Le véhicule accueille aussi une bonne part de l’action. L’équipe s’est efforcée de garder des angles de caméra crédibles, correspondant à ce qui serait possible avec un vrai van et une vraie caméra de cinéma.
10 – Priori incantatum, ou presque
L’équipe d’En avant a développé un guide de la magie, soit un ensemble de règles informelles encadrant leur processus de création. Les formules magiques devaient ainsi sembler à la fois anciennes, crédibles et amusantes. Quasiment chacun des sorts devait aussi avoir un rapport avec l’évolution de Ian.
Les scénaristes ont essayé plusieurs déclinaisons des incantations afin de trouver la bonne formulation. Ils ont finalement demandé l’aide des amateurs de fantasy en interne. Ces derniers ont fait en sorte que le langage des sortilèges sonne idéalement et qu’il traduise le merveilleux.
Voici le sortilège qui permet d’invoquer le père des deux garçons : « Sur la Terre un jour durant, une chance de réapparaître. Jusqu’au prochain soleil couchant, qu’il te soit donné de renaître. »
11 – La musique étrange adoucit aussi les mœurs
Afin de rehausser l’aspect fantastique du film, les compositeurs Mychael et Jeff Danna se sont tournés vers la musique traditionnelle.

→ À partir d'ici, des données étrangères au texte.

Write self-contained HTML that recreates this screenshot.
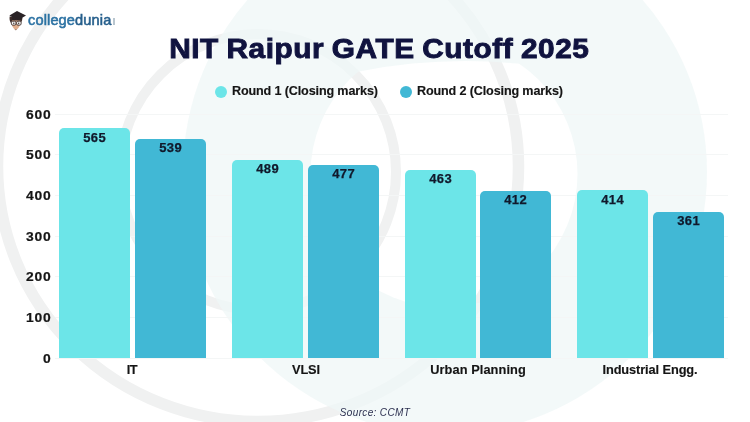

Ils ont choisi des instruments de musique anciens, notamment les guitares folks et le psaltérion, un instrument à cordes pincées. A un moment donné, ils ont même utilisé un tournebout [un instrument à vent à anche double en forme de canne populaire durant la Renaissance]. Ils ont ainsi mélangé des instruments inhabituels avec un grand orchestre symphonique. Ce dernier, composé de 92 musiciens, était dirigé par Nicholas Dodd.